Military relics appeared along our way, in front of small museums or alone with plaques, as we saw erected beside a Duplex Drive, or “DD” tank.

These were swimming amphibious Sherman Tanks with flotation screens (thus called “Donald Duck” tanks by American soldiers). Replicas today shuttle tourists around cities on “Duck Boat” tours. I’ve been on one in Boston, and now more fully grasped the significance of the vehicles.

On a hill, we saw the double Cross of Lorraine, the symbol of the French Resistance, perched on high as the bus turned into our final stop at Juno Beach, where on D-Day, 14,000 3rd Canadian Infantry Division troops landed. With machine-gun fire and hand-to-hand combat, they fiercely fought German strongholds, the most formidable after those of Omaha, on the land-line pocketed beach before advancing inland and securing a bridgehead that proved pivotal for the Allied invasion. Casualties were heavy, but at the end of June 6, these Canadian soldiers bore further into France than any other division.
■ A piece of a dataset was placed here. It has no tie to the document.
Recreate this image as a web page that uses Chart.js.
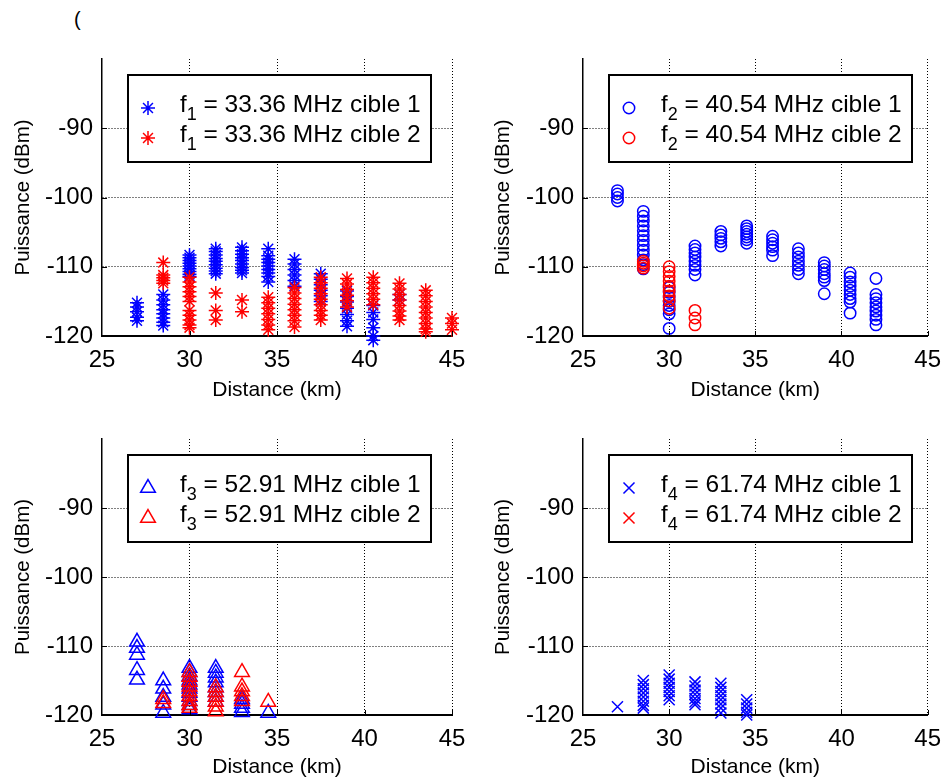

As with the other beaches, carefully preserved military relics were outside, under Canadian and French flags. At the information center, I purchased souvenirs for a friend in Toronto who will now have reason to love his country even more than he already does.

Over the long ride back to Paris, the bus was quiet, with many of us surely caught up in what we had experienced. I thought I had learned a great deal from my previous work, but now, more than ever, I understood that without the Allied Forces’ collective, monumental bravery and too often ultimate sacrifice, life as we know it may very well not have existed.

“The people of the city of Caen and its surrounding area keep the memory of these events alive for veterans and their families,” our materials stated.

And following this trip, my sense of gratitude now extended to these residents who, with equal measures of pride and responsibility, uphold their historic legacy.